Initiation au désir physique en même temps que découverte de la brièveté de la vie, le second film d’Athiuna - Rachel Tsangari est le parcours d’une jeune fille solitaire voire misanthrope vers une prise en charge d’elle-même.

Et une rupture avec l’image que lui a transmise son père d’un Monde surfait, glauque et uniformisé .

Au fur et à mesure de sa prise d’autonomie, la mise en scène se fluidifie. Quittant le parti pris de séquences apparemment incohérentes et sans lien les unes avec les autres, d’une prédilection pour les plans froids et distanciés pour une camera qui se rapproche des corps et les fouille au plus près de leur vulnérabilité.
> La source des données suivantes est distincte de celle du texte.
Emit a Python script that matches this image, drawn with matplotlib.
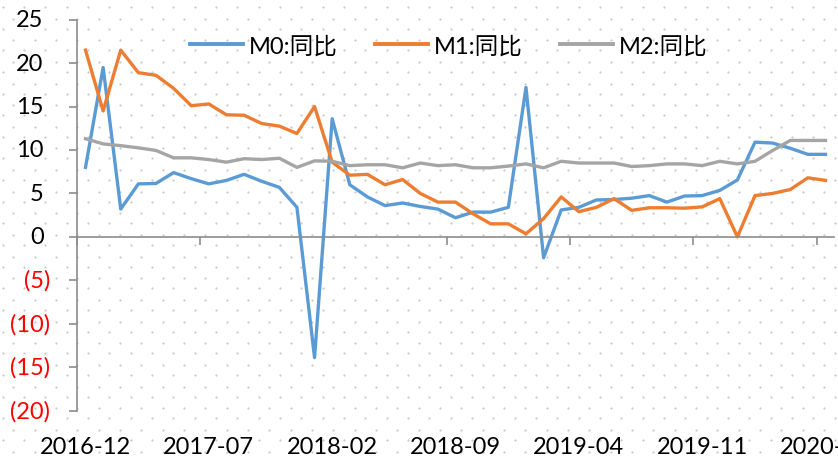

Une caméra qui s’humanise pour finir par saisir l’intensité d’un chagrin dont les émotions, sans mots et sans pathos, traversent la pellicule comme si elle était un papier de soie pour venir s’agripper à nos cœurs et à nos souvenirs.

A savoir qu’assister à l’agonie d’un être aimé est une expérience douloureuse avec laquelle chacun s’accommode comme il peut.

La plupart du temps plombé par l’évidence que l’existence est trouée - ce que rend avec beaucoup d’intelligence formelle l’impression de manque de structure du film - et par un besoin de faire des choses saugrenues.

A connotation vaguement magiques comme si les exécuter suffisait à tenir à distance la faucheuse qui rôde.

Il y a chez la cinéaste de l’audace formelle (*) - choisir de raconter la souffrance en dehors des sentiers balisés des conventions esthétiques aisément décodables est une forme de courage artistique.

Il y a aussi de l’étrangeté, de la tristesse infinie, un hommage (ironique ? sceptique ?) au documentaliste-zoologiste David Attenborough et des références à Hal Hartley notamment dans sa façon de séquencer le rythme d’un récit d’inserts dansés qui semblent tombés du ciel.

Il y a enfin une attention méticuleuse à une bande son qui mélange les chansons du groupe Suicide et de Françoise Hardy.

« On se dit qu’à 20 ans on est les rois du Monde 

 Et qu’éternellement il y aura dans nos yeux

 Tout le ciel bleu ». - in « Le temps de l’amour »

Combien de temps dure cette illusion ?

Sûrement pas comme chez Angelopoulos "L’éternité plus un jour". (mca)

(*) et de l’audace tout court, comme elle l’a prouvé en produisant le dérangeant « Dogtooth » de son compatriote Yorgos Lanthimos qui raconte les ravages de l’éducation hyper protégée de 3 adolescents par des parents complètement barrés.